## Prompt:
Carry none of the pictures over; set down the material below exactly.

## Rows:
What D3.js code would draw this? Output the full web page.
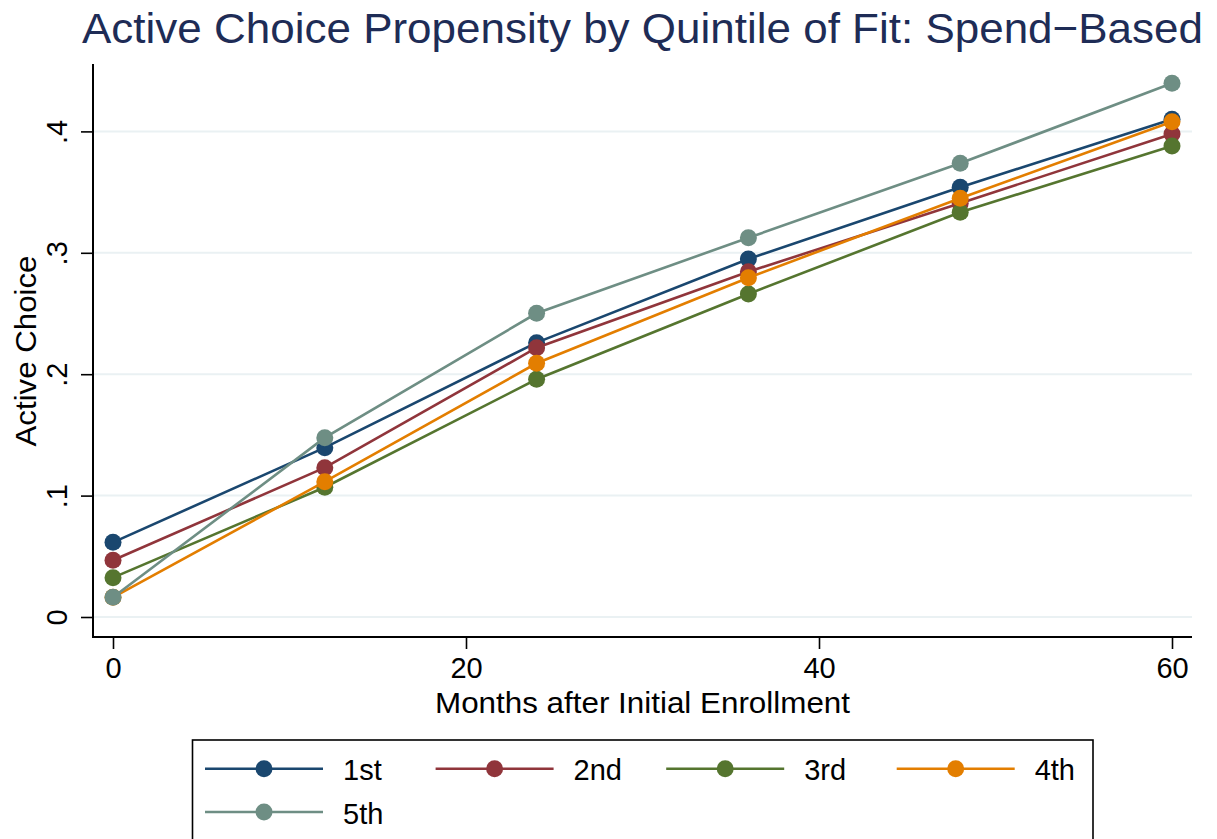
<!DOCTYPE html>
<html>
<head>
<meta charset="utf-8">
<script src="https://cdn.jsdelivr.net/npm/d3@7"></script>
<style>
  html, body { margin: 0; padding: 0; background: #ffffff; }
  svg { display: block; font-family: "Liberation Sans", Arial, Helvetica, sans-serif; }
</style>
</head>
<body>
<svg id="chart" width="1217" height="839"></svg>
<script>
// ---- Data ----
const months = [0, 12, 24, 36, 48, 60];
const seriesNames = ["1st", "2nd", "3rd", "4th", "5th"];
const seriesColors = ["#1a476f", "#90353b", "#55752f", "#e37e00", "#6e8e84"];
const q1 = [0.0615, 0.1395, 0.2260, 0.2949, 0.3540, 0.4100];
const q2 = [0.0467, 0.1230, 0.2218, 0.2844, 0.3408, 0.3979];
const q3 = [0.0324, 0.1069, 0.1958, 0.2661, 0.3334, 0.3880];
const q4 = [0.0162, 0.1115, 0.2090, 0.2795, 0.3449, 0.4080];
const q5 = [0.0162, 0.1477, 0.2502, 0.3124, 0.3737, 0.4396];
const seriesValues = [q1, q2, q3, q4, q5];
const xTicks = [0, 20, 40, 60];
const yTicks = [0, 0.1, 0.2, 0.3, 0.4];
const yTickLabels = ["0", ".1", ".2", ".3", ".4"];
const titleText = "Active Choice Propensity by Quintile of Fit: Spend\u2212Based";
const xTitle = "Months after Initial Enrollment";
const yTitle = "Active Choice";

// ---- Layout ----
const svg = d3.select("#chart");
const plotLeft = 93, plotRight = 1192, plotTop = 64, plotBottom = 637;
const x = d3.scaleLinear().domain([0, 60]).range([113, 1172]);
const y = d3.scaleLinear().domain([0, 0.4]).range([617, 131.4]);

// gridlines
svg.append("g").selectAll("line").data(yTicks).join("line")
  .attr("x1", plotLeft).attr("x2", plotRight)
  .attr("y1", d => y(d)).attr("y2", d => y(d))
  .attr("stroke", "#eaf1f3").attr("stroke-width", 2);

// y axis
const yAxis = svg.append("g").attr("transform", `translate(${plotLeft},0)`)
  .call(d3.axisLeft(y).tickValues(yTicks).tickSize(12).tickPadding(0)
    .tickFormat((d, i) => yTickLabels[i]));
yAxis.select(".domain").remove();
yAxis.selectAll(".tick line").attr("stroke", "#000").attr("stroke-width", 1.6);
yAxis.selectAll(".tick text")
  .attr("x", 0).attr("y", 0).attr("dy", null)
  .attr("transform", "translate(-26,0) rotate(-90)")
  .attr("text-anchor", "middle")
  .attr("font-size", 29).attr("fill", "#000")
  .style("font-family", "'Liberation Sans', Arial, sans-serif");

// x axis
const xAxis = svg.append("g").attr("transform", `translate(0,${plotBottom})`)
  .call(d3.axisBottom(x).tickValues(xTicks).tickSize(12).tickPadding(0)
    .tickFormat(d3.format("d")));
xAxis.select(".domain").remove();
xAxis.selectAll(".tick line").attr("stroke", "#000").attr("stroke-width", 1.6);
xAxis.selectAll(".tick text")
  .attr("y", 40.5).attr("dy", null)
  .attr("font-size", 29).attr("fill", "#000")
  .style("font-family", "'Liberation Sans', Arial, sans-serif");

// axis lines
svg.append("line").attr("x1", plotLeft).attr("x2", plotLeft)
  .attr("y1", plotTop).attr("y2", plotBottom + 1)
  .attr("stroke", "#000").attr("stroke-width", 2);
svg.append("line").attr("x1", plotLeft - 1).attr("x2", plotRight)
  .attr("y1", plotBottom).attr("y2", plotBottom)
  .attr("stroke", "#000").attr("stroke-width", 2);

// series
const line = d3.line().x((d, i) => x(months[i])).y(d => y(d));
seriesValues.forEach((vals, si) => {
  const g = svg.append("g");
  g.append("path").datum(vals).attr("d", line)
    .attr("fill", "none").attr("stroke", seriesColors[si]).attr("stroke-width", 2.6);
  g.selectAll("circle").data(vals).join("circle")
    .attr("cx", (d, i) => x(months[i])).attr("cy", d => y(d))
    .attr("r", 8.5).attr("fill", seriesColors[si]);
});

// title
svg.append("text").attr("x", 82).attr("y", 43)
  .attr("font-size", 43).attr("fill", "#1e2c56")
  .attr("textLength", 1121).attr("lengthAdjust", "spacingAndGlyphs")
  .text(titleText);

// axis titles
svg.append("text").attr("x", 642.5).attr("y", 712.5)
  .attr("text-anchor", "middle").attr("font-size", 30).attr("fill", "#000")
  .attr("textLength", 415).attr("lengthAdjust", "spacingAndGlyphs")
  .text(xTitle);
svg.append("text").attr("transform", "translate(36,351) rotate(-90)")
  .attr("text-anchor", "middle").attr("font-size", 30).attr("fill", "#000")
  .attr("textLength", 191).attr("lengthAdjust", "spacingAndGlyphs")
  .text(yTitle);

// legend
const legend = svg.append("g");
legend.append("rect").attr("x", 192.5).attr("y", 740).attr("width", 900.5).attr("height", 120)
  .attr("fill", "#fff").attr("stroke", "#000").attr("stroke-width", 1.6);
const colMarkers = [264, 494.6, 725.2, 955.7];
const rowYs = [768.7, 812];
seriesNames.forEach((name, i) => {
  const cx = colMarkers[i % 4];
  const cy = rowYs[Math.floor(i / 4)];
  const g = legend.append("g");
  g.append("line").attr("x1", cx - 59).attr("x2", cx + 59).attr("y1", cy).attr("y2", cy)
    .attr("stroke", seriesColors[i]).attr("stroke-width", 2.6);
  g.append("circle").attr("cx", cx).attr("cy", cy).attr("r", 8.5).attr("fill", seriesColors[i]);
  g.append("text").attr("x", cx + 79).attr("y", cy + 11.5)
    .attr("font-size", 29).attr("fill", "#000").text(name);
});
</script>
</body>
</html>
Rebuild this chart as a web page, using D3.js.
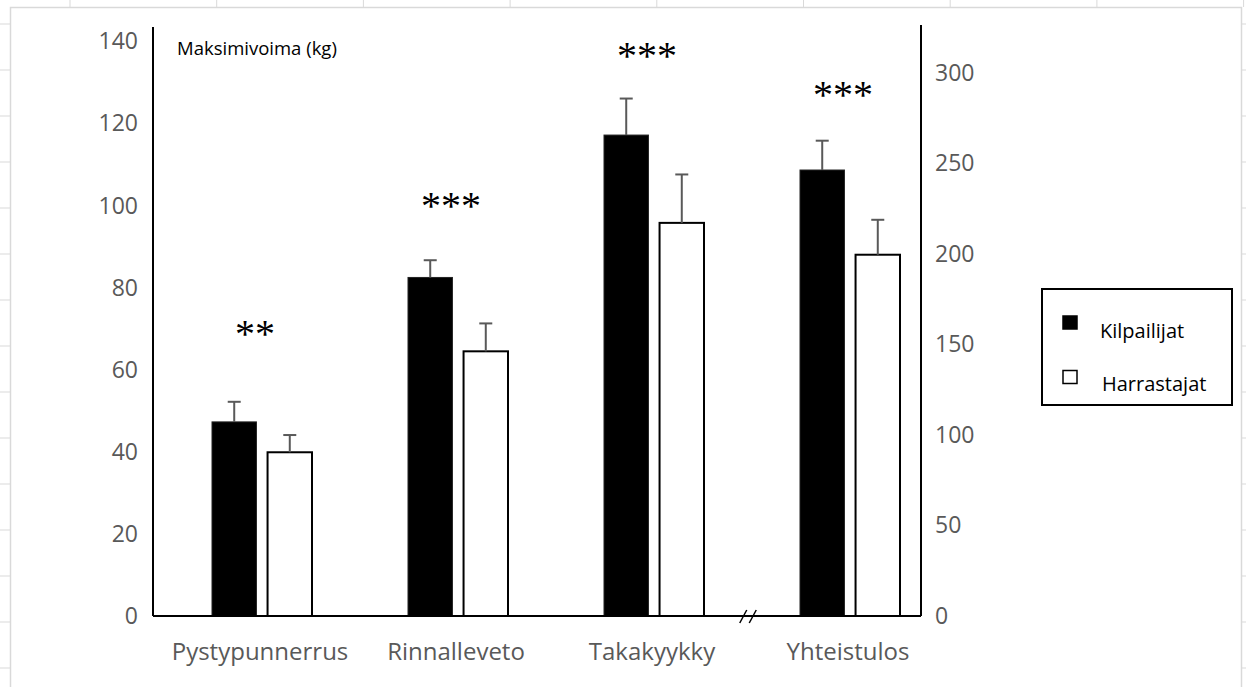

## Final answer:
What D3.js code would draw this? Output the full web page.
<!DOCTYPE html>
<html>
<head>
<meta charset="utf-8">
<script src="https://cdn.jsdelivr.net/npm/d3@7"></script>
<style>
  html, body { margin: 0; padding: 0; background: #ffffff; }
  svg { display: block; font-family: "Liberation Sans", Arial, Helvetica, sans-serif; }
</style>
</head>
<body>
<svg id="chart" width="1217" height="839"></svg>
<script>
// ---- Data ----
const months = [0, 12, 24, 36, 48, 60];
const seriesNames = ["1st", "2nd", "3rd", "4th", "5th"];
const seriesColors = ["#1a476f", "#90353b", "#55752f", "#e37e00", "#6e8e84"];
const q1 = [0.0615, 0.1395, 0.2260, 0.2949, 0.3540, 0.4100];
const q2 = [0.0467, 0.1230, 0.2218, 0.2844, 0.3408, 0.3979];
const q3 = [0.0324, 0.1069, 0.1958, 0.2661, 0.3334, 0.3880];
const q4 = [0.0162, 0.1115, 0.2090, 0.2795, 0.3449, 0.4080];
const q5 = [0.0162, 0.1477, 0.2502, 0.3124, 0.3737, 0.4396];
const seriesValues = [q1, q2, q3, q4, q5];
const xTicks = [0, 20, 40, 60];
const yTicks = [0, 0.1, 0.2, 0.3, 0.4];
const yTickLabels = ["0", ".1", ".2", ".3", ".4"];
const titleText = "Active Choice Propensity by Quintile of Fit: Spend\u2212Based";
const xTitle = "Months after Initial Enrollment";
const yTitle = "Active Choice";

// ---- Layout ----
const svg = d3.select("#chart");
const plotLeft = 93, plotRight = 1192, plotTop = 64, plotBottom = 637;
const x = d3.scaleLinear().domain([0, 60]).range([113, 1172]);
const y = d3.scaleLinear().domain([0, 0.4]).range([617, 131.4]);

// gridlines
svg.append("g").selectAll("line").data(yTicks).join("line")
  .attr("x1", plotLeft).attr("x2", plotRight)
  .attr("y1", d => y(d)).attr("y2", d => y(d))
  .attr("stroke", "#eaf1f3").attr("stroke-width", 2);

// y axis
const yAxis = svg.append("g").attr("transform", `translate(${plotLeft},0)`)
  .call(d3.axisLeft(y).tickValues(yTicks).tickSize(12).tickPadding(0)
    .tickFormat((d, i) => yTickLabels[i]));
yAxis.select(".domain").remove();
yAxis.selectAll(".tick line").attr("stroke", "#000").attr("stroke-width", 1.6);
yAxis.selectAll(".tick text")
  .attr("x", 0).attr("y", 0).attr("dy", null)
  .attr("transform", "translate(-26,0) rotate(-90)")
  .attr("text-anchor", "middle")
  .attr("font-size", 29).attr("fill", "#000")
  .style("font-family", "'Liberation Sans', Arial, sans-serif");

// x axis
const xAxis = svg.append("g").attr("transform", `translate(0,${plotBottom})`)
  .call(d3.axisBottom(x).tickValues(xTicks).tickSize(12).tickPadding(0)
    .tickFormat(d3.format("d")));
xAxis.select(".domain").remove();
xAxis.selectAll(".tick line").attr("stroke", "#000").attr("stroke-width", 1.6);
xAxis.selectAll(".tick text")
  .attr("y", 40.5).attr("dy", null)
  .attr("font-size", 29).attr("fill", "#000")
  .style("font-family", "'Liberation Sans', Arial, sans-serif");

// axis lines
svg.append("line").attr("x1", plotLeft).attr("x2", plotLeft)
  .attr("y1", plotTop).attr("y2", plotBottom + 1)
  .attr("stroke", "#000").attr("stroke-width", 2);
svg.append("line").attr("x1", plotLeft - 1).attr("x2", plotRight)
  .attr("y1", plotBottom).attr("y2", plotBottom)
  .attr("stroke", "#000").attr("stroke-width", 2);

// series
const line = d3.line().x((d, i) => x(months[i])).y(d => y(d));
seriesValues.forEach((vals, si) => {
  const g = svg.append("g");
  g.append("path").datum(vals).attr("d", line)
    .attr("fill", "none").attr("stroke", seriesColors[si]).attr("stroke-width", 2.6);
  g.selectAll("circle").data(vals).join("circle")
    .attr("cx", (d, i) => x(months[i])).attr("cy", d => y(d))
    .attr("r", 8.5).attr("fill", seriesColors[si]);
});

// title
svg.append("text").attr("x", 82).attr("y", 43)
  .attr("font-size", 43).attr("fill", "#1e2c56")
  .attr("textLength", 1121).attr("lengthAdjust", "spacingAndGlyphs")
  .text(titleText);

// axis titles
svg.append("text").attr("x", 642.5).attr("y", 712.5)
  .attr("text-anchor", "middle").attr("font-size", 30).attr("fill", "#000")
  .attr("textLength", 415).attr("lengthAdjust", "spacingAndGlyphs")
  .text(xTitle);
svg.append("text").attr("transform", "translate(36,351) rotate(-90)")
  .attr("text-anchor", "middle").attr("font-size", 30).attr("fill", "#000")
  .attr("textLength", 191).attr("lengthAdjust", "spacingAndGlyphs")
  .text(yTitle);

// legend
const legend = svg.append("g");
legend.append("rect").attr("x", 192.5).attr("y", 740).attr("width", 900.5).attr("height", 120)
  .attr("fill", "#fff").attr("stroke", "#000").attr("stroke-width", 1.6);
const colMarkers = [264, 494.6, 725.2, 955.7];
const rowYs = [768.7, 812];
seriesNames.forEach((name, i) => {
  const cx = colMarkers[i % 4];
  const cy = rowYs[Math.floor(i / 4)];
  const g = legend.append("g");
  g.append("line").attr("x1", cx - 59).attr("x2", cx + 59).attr("y1", cy).attr("y2", cy)
    .attr("stroke", seriesColors[i]).attr("stroke-width", 2.6);
  g.append("circle").attr("cx", cx).attr("cy", cy).attr("r", 8.5).attr("fill", seriesColors[i]);
  g.append("text").attr("x", cx + 79).attr("y", cy + 11.5)
    .attr("font-size", 29).attr("fill", "#000").text(name);
});
</script>
</body>
</html>
Rebuild this chart as a web page, using D3.js.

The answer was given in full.